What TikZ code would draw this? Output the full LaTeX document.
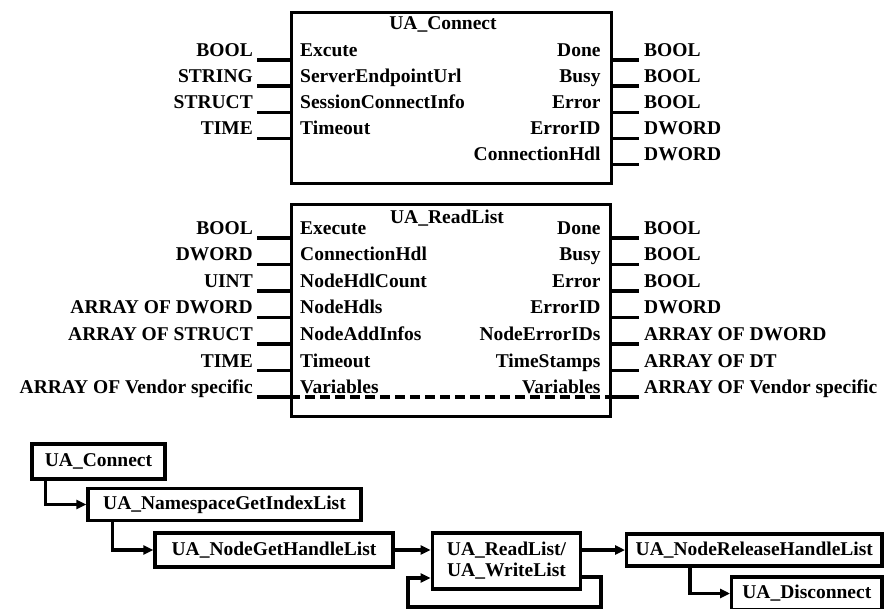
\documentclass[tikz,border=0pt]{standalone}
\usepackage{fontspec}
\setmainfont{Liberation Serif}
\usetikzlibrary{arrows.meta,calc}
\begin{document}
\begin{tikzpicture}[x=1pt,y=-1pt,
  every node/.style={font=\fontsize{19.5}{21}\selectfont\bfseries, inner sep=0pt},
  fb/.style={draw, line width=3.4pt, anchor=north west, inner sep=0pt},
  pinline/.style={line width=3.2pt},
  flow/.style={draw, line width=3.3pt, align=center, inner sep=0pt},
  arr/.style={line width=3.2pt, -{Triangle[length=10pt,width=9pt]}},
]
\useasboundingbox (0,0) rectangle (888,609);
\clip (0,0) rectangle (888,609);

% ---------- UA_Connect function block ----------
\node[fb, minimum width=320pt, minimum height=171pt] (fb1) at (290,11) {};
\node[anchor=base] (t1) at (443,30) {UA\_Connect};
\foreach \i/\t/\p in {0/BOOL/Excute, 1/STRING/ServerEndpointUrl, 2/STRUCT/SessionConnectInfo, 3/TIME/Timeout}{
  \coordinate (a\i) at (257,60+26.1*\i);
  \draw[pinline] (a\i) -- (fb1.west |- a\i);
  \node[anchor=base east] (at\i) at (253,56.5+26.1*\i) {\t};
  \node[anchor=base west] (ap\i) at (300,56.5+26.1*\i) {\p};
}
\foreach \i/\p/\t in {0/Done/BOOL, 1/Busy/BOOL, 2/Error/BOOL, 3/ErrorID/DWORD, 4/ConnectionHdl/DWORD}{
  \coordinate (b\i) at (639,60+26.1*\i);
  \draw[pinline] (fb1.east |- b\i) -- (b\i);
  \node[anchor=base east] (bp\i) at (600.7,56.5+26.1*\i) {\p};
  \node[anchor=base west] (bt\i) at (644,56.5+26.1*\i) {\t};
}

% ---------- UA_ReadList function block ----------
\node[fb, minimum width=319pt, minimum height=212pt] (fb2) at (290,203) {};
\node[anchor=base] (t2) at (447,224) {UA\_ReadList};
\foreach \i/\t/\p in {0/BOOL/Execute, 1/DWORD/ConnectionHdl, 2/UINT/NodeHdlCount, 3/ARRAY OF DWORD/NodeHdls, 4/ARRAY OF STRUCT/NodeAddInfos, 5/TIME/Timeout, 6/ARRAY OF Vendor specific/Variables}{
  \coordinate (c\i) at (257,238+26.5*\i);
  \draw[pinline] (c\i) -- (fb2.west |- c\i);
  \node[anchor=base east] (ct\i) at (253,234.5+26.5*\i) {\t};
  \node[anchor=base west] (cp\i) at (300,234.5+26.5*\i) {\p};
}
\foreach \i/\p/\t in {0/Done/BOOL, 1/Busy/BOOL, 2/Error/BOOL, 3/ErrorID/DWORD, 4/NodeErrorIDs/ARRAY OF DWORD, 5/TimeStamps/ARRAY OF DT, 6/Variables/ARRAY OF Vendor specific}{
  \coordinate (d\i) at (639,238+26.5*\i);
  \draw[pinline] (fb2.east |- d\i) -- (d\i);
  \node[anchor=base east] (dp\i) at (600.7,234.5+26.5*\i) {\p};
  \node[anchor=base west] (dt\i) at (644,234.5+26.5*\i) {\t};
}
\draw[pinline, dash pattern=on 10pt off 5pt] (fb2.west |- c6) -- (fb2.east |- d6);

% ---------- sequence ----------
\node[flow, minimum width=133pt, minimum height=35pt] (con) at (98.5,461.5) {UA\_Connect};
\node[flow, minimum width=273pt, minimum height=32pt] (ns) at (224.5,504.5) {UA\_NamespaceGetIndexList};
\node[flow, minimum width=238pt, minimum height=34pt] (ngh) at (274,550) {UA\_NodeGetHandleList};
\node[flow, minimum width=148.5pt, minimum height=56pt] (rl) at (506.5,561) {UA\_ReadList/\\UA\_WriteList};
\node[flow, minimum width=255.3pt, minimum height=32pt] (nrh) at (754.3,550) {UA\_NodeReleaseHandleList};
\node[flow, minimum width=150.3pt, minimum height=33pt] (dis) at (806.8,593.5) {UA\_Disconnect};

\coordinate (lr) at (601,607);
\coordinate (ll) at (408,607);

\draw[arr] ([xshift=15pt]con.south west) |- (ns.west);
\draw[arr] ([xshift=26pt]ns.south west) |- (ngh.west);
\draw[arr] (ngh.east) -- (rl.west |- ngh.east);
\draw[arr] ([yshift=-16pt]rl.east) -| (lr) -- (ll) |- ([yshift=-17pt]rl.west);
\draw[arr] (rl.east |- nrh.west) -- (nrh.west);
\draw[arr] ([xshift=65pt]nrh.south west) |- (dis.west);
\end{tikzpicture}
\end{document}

☆ ☆ ☆ ☆ ☆ ☆ ☆

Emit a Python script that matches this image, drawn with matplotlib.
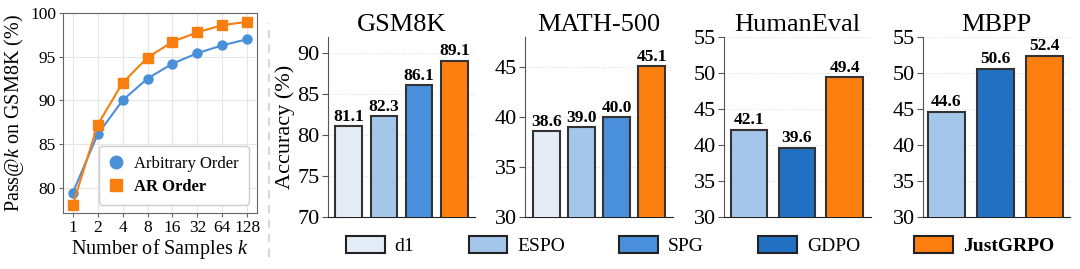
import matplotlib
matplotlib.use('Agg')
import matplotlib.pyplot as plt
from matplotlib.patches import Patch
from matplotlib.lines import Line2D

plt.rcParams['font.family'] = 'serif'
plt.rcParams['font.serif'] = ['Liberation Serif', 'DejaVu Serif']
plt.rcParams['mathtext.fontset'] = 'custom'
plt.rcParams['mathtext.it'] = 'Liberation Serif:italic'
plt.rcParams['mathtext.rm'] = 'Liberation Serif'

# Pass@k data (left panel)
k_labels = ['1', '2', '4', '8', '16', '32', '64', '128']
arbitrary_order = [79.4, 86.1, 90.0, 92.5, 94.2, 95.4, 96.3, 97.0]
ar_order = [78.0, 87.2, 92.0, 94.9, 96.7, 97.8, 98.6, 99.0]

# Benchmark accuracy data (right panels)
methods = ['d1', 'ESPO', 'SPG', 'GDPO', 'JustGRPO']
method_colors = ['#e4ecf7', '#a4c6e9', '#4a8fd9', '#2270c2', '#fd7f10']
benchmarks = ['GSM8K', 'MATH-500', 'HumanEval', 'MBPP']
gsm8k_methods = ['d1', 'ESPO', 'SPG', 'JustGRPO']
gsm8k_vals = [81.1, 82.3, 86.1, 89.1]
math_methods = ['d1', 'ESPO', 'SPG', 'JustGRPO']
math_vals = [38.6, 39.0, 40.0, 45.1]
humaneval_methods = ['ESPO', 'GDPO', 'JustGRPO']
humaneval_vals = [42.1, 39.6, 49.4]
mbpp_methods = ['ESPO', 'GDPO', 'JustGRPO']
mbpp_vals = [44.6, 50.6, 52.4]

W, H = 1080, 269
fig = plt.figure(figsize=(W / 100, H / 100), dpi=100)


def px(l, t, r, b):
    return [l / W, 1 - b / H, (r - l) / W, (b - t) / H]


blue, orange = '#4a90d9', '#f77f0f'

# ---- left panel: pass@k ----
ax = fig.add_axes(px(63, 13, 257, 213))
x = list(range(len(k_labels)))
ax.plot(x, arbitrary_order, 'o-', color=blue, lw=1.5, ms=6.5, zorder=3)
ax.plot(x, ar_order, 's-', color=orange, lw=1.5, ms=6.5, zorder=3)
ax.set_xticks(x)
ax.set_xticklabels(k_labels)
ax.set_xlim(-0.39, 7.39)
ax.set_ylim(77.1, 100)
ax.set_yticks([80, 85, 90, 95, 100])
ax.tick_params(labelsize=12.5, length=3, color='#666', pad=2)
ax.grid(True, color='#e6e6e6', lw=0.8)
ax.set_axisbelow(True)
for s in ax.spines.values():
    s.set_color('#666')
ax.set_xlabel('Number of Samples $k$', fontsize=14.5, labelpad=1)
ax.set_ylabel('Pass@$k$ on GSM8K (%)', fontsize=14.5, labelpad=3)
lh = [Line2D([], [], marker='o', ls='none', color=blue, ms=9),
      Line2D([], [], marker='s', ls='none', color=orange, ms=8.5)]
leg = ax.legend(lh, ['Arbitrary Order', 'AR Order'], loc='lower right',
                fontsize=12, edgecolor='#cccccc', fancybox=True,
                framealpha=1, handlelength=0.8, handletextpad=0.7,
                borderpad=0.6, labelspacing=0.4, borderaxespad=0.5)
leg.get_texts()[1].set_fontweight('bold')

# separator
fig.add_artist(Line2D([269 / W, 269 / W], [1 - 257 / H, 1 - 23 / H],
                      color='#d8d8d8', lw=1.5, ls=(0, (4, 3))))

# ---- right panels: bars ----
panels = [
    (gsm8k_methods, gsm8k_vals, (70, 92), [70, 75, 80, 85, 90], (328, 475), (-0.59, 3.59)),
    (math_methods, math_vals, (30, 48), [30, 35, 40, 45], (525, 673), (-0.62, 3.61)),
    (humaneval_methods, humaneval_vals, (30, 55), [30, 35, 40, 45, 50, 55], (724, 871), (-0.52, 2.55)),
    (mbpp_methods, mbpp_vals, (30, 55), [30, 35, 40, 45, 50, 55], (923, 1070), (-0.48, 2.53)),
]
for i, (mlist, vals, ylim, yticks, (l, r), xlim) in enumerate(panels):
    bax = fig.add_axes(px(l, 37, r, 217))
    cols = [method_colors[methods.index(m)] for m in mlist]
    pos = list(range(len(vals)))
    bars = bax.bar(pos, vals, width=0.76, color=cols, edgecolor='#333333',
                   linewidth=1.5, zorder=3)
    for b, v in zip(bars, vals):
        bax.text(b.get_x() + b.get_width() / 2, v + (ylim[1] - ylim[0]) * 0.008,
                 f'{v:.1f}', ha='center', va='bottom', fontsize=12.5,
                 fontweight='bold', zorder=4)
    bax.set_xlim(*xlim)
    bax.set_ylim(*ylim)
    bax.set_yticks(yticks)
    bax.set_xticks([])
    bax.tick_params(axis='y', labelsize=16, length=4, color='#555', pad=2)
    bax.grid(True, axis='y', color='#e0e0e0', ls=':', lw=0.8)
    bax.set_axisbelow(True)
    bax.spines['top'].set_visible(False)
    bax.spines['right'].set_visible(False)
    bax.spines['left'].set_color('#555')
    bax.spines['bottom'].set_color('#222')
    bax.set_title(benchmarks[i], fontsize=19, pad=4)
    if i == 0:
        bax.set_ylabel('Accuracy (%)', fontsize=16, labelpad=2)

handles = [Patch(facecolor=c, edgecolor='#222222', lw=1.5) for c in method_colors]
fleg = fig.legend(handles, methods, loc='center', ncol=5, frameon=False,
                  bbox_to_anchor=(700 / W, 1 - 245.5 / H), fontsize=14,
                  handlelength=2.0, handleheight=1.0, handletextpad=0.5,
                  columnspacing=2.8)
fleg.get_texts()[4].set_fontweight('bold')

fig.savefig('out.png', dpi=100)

☆ ☆ ☆ ☆ ☆ ☆ ☆

→ Exercise task: Filter the data for the string "this" and copy every line that has it.

→ Problem solution:
What TikZ code would draw this? Output the full LaTeX document.
Emit a Python script that matches this image, drawn with matplotlib.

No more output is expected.